Last Thursday in November


Today I saw pictures of people celebrating Thanksgiving in various ways in various locations. My incredible sister made the full spread for her family and a friend, and I am certain she was up before six making stuffing for the turkey, the pies probably done from scratch the day before. She has an uncanny ability, as did our mother, to simultaneously make dinner as well as dessert, while cleaning them up at the same time. The ratio of the work she puts in to the time it takes to devour the fruits of her labor is completely out of whack, but I’m sure she not only doesn’t mind, she is most happy on days like this, as is our mother. On holidays she very much reminds me of her. Though the way she sits back and enjoys everyone enjoying the day is Dad all the way.

My brother, his wife, two thirds of their daughters, along with our mother and one son-in-law all went out to dinner in DC. This after driving from near Houston and stopping along the way to visit in-laws and play golf with my son and me. There are three men in the family for whom I have incalculable admiration for their kindness, ethics, and example: one is my father, one is my son, and the other without question is my brother. Plus, he was kind enough to let me win at golf, though we are both sure it was because of the clubs I used which used to be his. Today in DC I bet he is back at his daughter’s place and they’re all sitting around talking, planning whatever’s next. He, like my sister, picked up all the best traits of our mom and dad.

Yesterday we had turkey, flounder (one can’t live this close to the Chesapeake and not include seafood on any menu, usually oysters in the stuffing), and all the trimmings. I sat on the porch and listened to the Vikings/Lions game while the sun came and went in an otherwise mild day. And in the spirit of the day, I sat in complete appreciation of everything in my life, and some things not in my life at all: no suffering, no hunger, no want, no question life has been good. My scattered family were close to loved ones and I’m sure all taking a moment or two to remember Dad.
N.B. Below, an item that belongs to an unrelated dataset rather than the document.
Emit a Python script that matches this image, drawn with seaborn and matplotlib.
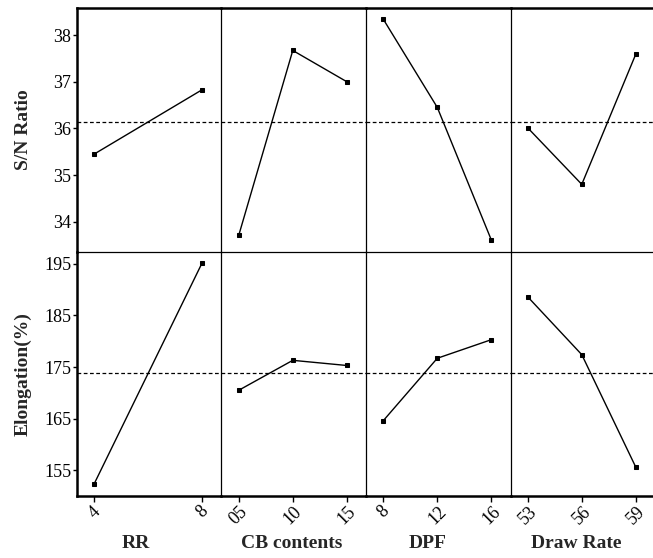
import numpy as np
import pandas as pd
import matplotlib
matplotlib.use("Agg")
import matplotlib.pyplot as plt
import seaborn as sns

# ---- data ----
factors = ["RR", "CB contents", "DPF", "Draw Rate"]
rr_levels = [4, 8]
cb_levels = [0.5, 1.0, 1.5]
dpf_levels = [8, 12, 16]
draw_levels = [5.3, 5.6, 5.9]
rr_ticks = ["4", "8"]
cb_ticks = ["05", "10", "15"]
dpf_ticks = ["8", "12", "16"]
draw_ticks = ["53", "56", "59"]

sn_rr = [35.45, 36.83]
sn_cb = [33.71, 37.67, 37.00]
sn_dpf = [38.34, 36.45, 33.61]
sn_draw = [36.01, 34.80, 37.59]

el_rr = [152.4, 195.25]
el_cb = [170.5, 176.3, 175.3]
el_dpf = [164.6, 176.7, 180.3]
el_draw = [188.6, 177.4, 155.6]

sn_yticks = [34, 35, 36, 37, 38]
el_yticks = [155, 165, 175, 185, 195]
row_labels = ["S/N Ratio", "Elongation(%)"]

levels = [rr_levels, cb_levels, dpf_levels, draw_levels]
ticklabels = [rr_ticks, cb_ticks, dpf_ticks, draw_ticks]
sn_vals = [sn_rr, sn_cb, sn_dpf, sn_draw]
el_vals = [el_rr, el_cb, el_dpf, el_draw]

rows = []
for f, lv, s, e in zip(factors, levels, sn_vals, el_vals):
    for x, a, b in zip(lv, s, e):
        rows.append({"factor": f, "level": x, "SN": a, "EL": b})
df = pd.DataFrame(rows)

sns.set_theme(style="white")
plt.rcParams["font.family"] = ["Liberation Serif", "DejaVu Serif"]

W, H = 653, 558
fig = plt.figure(figsize=(W / 100, H / 100), dpi=100)

x_edges = [77, 221.5, 366, 510.5, 655]
y_edges = [8, 252, 496]
ylims = [(33.35, 38.58), (150.0, 197.3)]
yticks = [sn_yticks, el_yticks]
cols = ["SN", "EL"]
thick, thin = 1.8, 0.9

for r in range(2):
    means = df[cols[r]].mean()
    for c in range(4):
        x0, x1 = x_edges[c], x_edges[c + 1]
        y0, y1 = y_edges[r], y_edges[r + 1]
        ax = fig.add_axes([x0 / W, 1 - y1 / H, (x1 - x0) / W, (y1 - y0) / H])
        ax.patch.set_alpha(0.0)
        sub = df[df["factor"] == factors[c]]
        sns.lineplot(data=sub, x="level", y=cols[r], ax=ax, color="black",
                     lw=1.0, marker="s", markersize=3.5, markeredgecolor="black",
                     estimator=None, sort=False)
        ax.axhline(means, color="black", lw=0.9, ls=(0, (3, 2)))
        lv = levels[c]
        span = max(lv) - min(lv)
        ax.set_xlim(min(lv) - 0.16 * span, max(lv) + 0.178 * span)
        ax.set_ylim(*ylims[r])
        ax.set_xlabel("")
        ax.set_ylabel("")
        for s in ax.spines.values():
            s.set_color("black")
        ax.spines["right"].set_visible(False)
        ax.spines["left"].set_linewidth(thick if c == 0 else thin)
        if r == 0:
            ax.spines["top"].set_linewidth(thick)
            ax.spines["bottom"].set_visible(False)
        else:
            ax.spines["top"].set_linewidth(thin)
            ax.spines["bottom"].set_linewidth(thick)
        if c == 0:
            ax.set_yticks(yticks[r])
            ax.set_yticklabels([str(t) for t in yticks[r]], fontsize=13)
            ax.tick_params(axis="y", left=True, length=3, width=1, pad=1,
                           direction="out", colors="black")
        else:
            ax.set_yticks([])
        if r == 1:
            ax.set_xticks(lv)
            ax.set_xticklabels(ticklabels[c], fontsize=13, rotation=45,
                               ha="center", va="top")
            ax.tick_params(axis="x", bottom=True, length=4, width=1, pad=1,
                           direction="out", colors="black")
        else:
            ax.set_xticks([])

xlab_x = [136, 292, 428, 576]
for name, xx in zip(factors, xlab_x):
    fig.text(xx / W, 1 - 544 / H, name, ha="center", va="center",
             fontsize=14, fontweight="bold")
fig.text(23 / W, 1 - 130 / H, row_labels[0], ha="center", va="center",
         rotation=90, fontsize=14, fontweight="bold")
fig.text(23 / W, 1 - 374 / H, row_labels[1], ha="center", va="center",
         rotation=90, fontsize=14, fontweight="bold")

fig.savefig("out.png", dpi=100, facecolor="white")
These are the moments my father lived for. Not work, not vacations, and not even golf, though some might dispute this last activity. No, hands down, my father’s life was family, especially around the holidays. He absolutely loved his children and was proud of us; he adored his five grandkids, and he could never contain his passion for his two great-grandsons. So when the holidays arrive, I miss him more than usual, which is already a lot. I have a love/hate relationship with holidays. I suppose everyone does at some point in life. It is beautiful to look ahead and see new generations experience new and old traditions for themselves, and the house is filled with laughter and football and the blending of aromas—that is the “love” part. We pass around the same old jokes and stories, and we add a notch every year with new adventures and ambitions, the faces of young family alive with promise. But sometimes I still wish my dad was inside carving the meat or talking to my brother about how Notre Dame is doing this year. So yesterday I took a moment to walk off by myself and remember.

It was my usual walk along the water and through woods that run past ponds and marshlands. It is a place of absolute peace, far from just about everything. Even the local market was closed for Thanksgiving so that if I did want something I would have had to drive fifteen miles to get it. I walked and thought about Thanksgivings when I was very young when so much of our extended family came to our house on the Island, and also in my early teens when just my paternal grandmother and aunt would celebrate this holiday with us. The day went much like how my sister’s day went this year, but in addition there would be football streaming from the living room, and dinner planned for about halftime, and wine, and the aromas of Bell seasoning or apple pie or turkey. Sometimes there would be light snow. Often just cold gray skies. When we moved south we could count on warmer, blue skies. My sister or I would slice the cranberry sauce. My dad carved. But he also spent some time in the margins, watching everyone enjoy each other. He would sometimes sit on the porch for a moment alone while everyone was inside talking, and he would sip a beer and talk to whoever came out for some quiet, which always included myself. I would catch him watching the river, or looking at the cardinals moving from tree to tree. Sometimes he was looking out, but sometimes I wondered if he was looking back.

I wonder if during those days when he stepped aside for a moment it was possible he was thinking about his beautiful childhood in Brooklyn, and his large family crowded around on holidays, his older brothers, his younger sisters, his Chesapeake Retriever. I know he wouldn’t trade the holidays we had for the world, just as none of his children would trade the ones we share with our own families. But when he stepped outside quietly and sipped his beer and looked off across the river, I like to think he was missing his father. Perhaps his childhood home on holidays was also filled with laughter and conversations and all the excitement that comes with it for a large family like his. And I wonder if back in his childhood, sometimes his dad, whom I never knew, might have sat off by himself, quietly, taking it in and enjoying his family enjoying themselves while my grandmother was making dinner, and he sometimes quietly looked out the window and thought about his youth.

It is an incredible gift to be thankful for what we have; I believe this is more rare than most of us know. But every once in a while in the mix of the young energy and the middle-life balance of planning and recalling, I like to step aside and remember why it is we do so appreciate family. It is because of Mom and Dad’s example. It is the absolute conviction that we can always count on the holidays to bring us closer to family and friends, both the ones we are surrounded by and the ones who went on ahead and are waiting, watching the cardinals move about, watching the river run.